It feels a lot like standing on a beach. Early in the season. The sun’s hot, but the breeze is brisk, and you know exactly how that cold, cold water will burn as it touches your skin. First, just the feet, and as soon as they begin you numb, you have to go deeper. Because once you start, you have to go all the way.
Whoo. Ok. Next step.
Months ago, I realized I’d been cheating myself. I had been at a party and a friend later asked me if I’d met a particular person… no. Who? What was she wearing? Hum. Then I realized I hadn’t talked to any of the women. Couldn’t recall a single name or face. The men? Sure. I’d paid plenty of attention to them. I could list and rank them in order of cleverness and appearance.
At home, my bookshelf betrayed the same biases. All those guys. Amis and McEwan and Ballard. Roth, Ellroy. I even have two books by David Foster Wallace, whose writing I don’t even really like. There were women, too, of course: as much Highsmith as Ellroy and more Wharton than James. But not enough.

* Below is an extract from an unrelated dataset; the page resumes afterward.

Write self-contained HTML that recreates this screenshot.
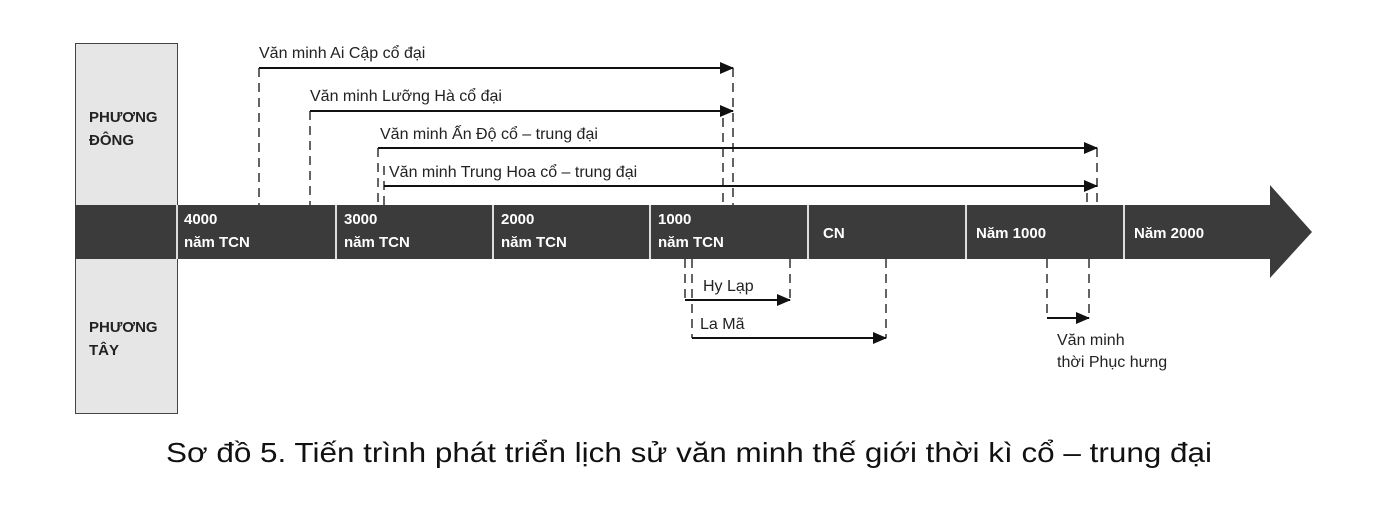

It turns out I’d been ignoring women. Deliberately. The drive to seek male approval had been beaten into me, and I sought intellectual approval within the male world. (Other kinds of approval, too, but that’s a rigged game.)
And so I vowed to read only books written by women for a time. A year, let’s say. I didn’t announce this, I don’t want to be obnoxious and pretentious about it. I’m not totally catholic about it; I’ll read magazine and news pieces by men. But, just for a while, I’m turning my ear to my sisters.
The reason I’ve been loathe to make a big announcement is that I reserve the right to change my mind. What if something brilliant comes out and I want to make an exception? I don’t want to make a big stupid prideful announcement, I just want to expand my literacy in a direction I’ve neglected. And there are other woman writers who’ve made similar announcements (later, I will truthfully say, than my own decision) and this is not a competition. Stepping out of competition is half the point. I don’t stress about how fast I’m writing or how much I am publishing. I don’t. I won’t.
This experiment has been good for me. Almost immediately, I realized I was looking at mostly white women, so I’ve been seeking out work by a broader array of women. And I thought I’d learned a lot.
But tonight I had one of those New York thrills. In SoHo, saw a famous TV star and comedian, someone with whom I strongly identify. He’s a divorced dad, I’m a divorced mom. We’re each trying to balance paying work and creative work and being a good parent in a world we see all too clearly for what it is. And we live in the same town. Our kids are in the same grades. We actually know people in common. I could run into this guy at a PTA meeting. He’s a real guy. And there he was, walking with his teenaged kid, as I was walking with my teenaged kid. They were probably going to the movies, I felt. There’s a great art cinema a couple of blocks away, and they were headed in that direction. He’s a big film buff, and there’s nothing better than introducing your budding-intellectual kid to a great film. I was taking mine to the sporting goods store to buy a duffel for his class trip. We were two New York parents, each out on a Saturday night with our kids.
I waited ten or fifteen minutes, then tweeted my excitement. Later, after we concluded our errands, had dinner, and came home, I checked Twitter to see if anyone else commented or noticed my Tweet. And, omg, one person saw him too! There was another tweet, someone echoing my excitement. A famous female punk musician from the 80s, still active today.
I didn’t see her. Now, she may well have seen him a block away and five minutes later than I did, but the fact remains that even if she and I had crossed paths, I probably would not have noticed her. Because, despite my reading, I still have a lot of work left to do. I’m still seeking that boy-approval on some level.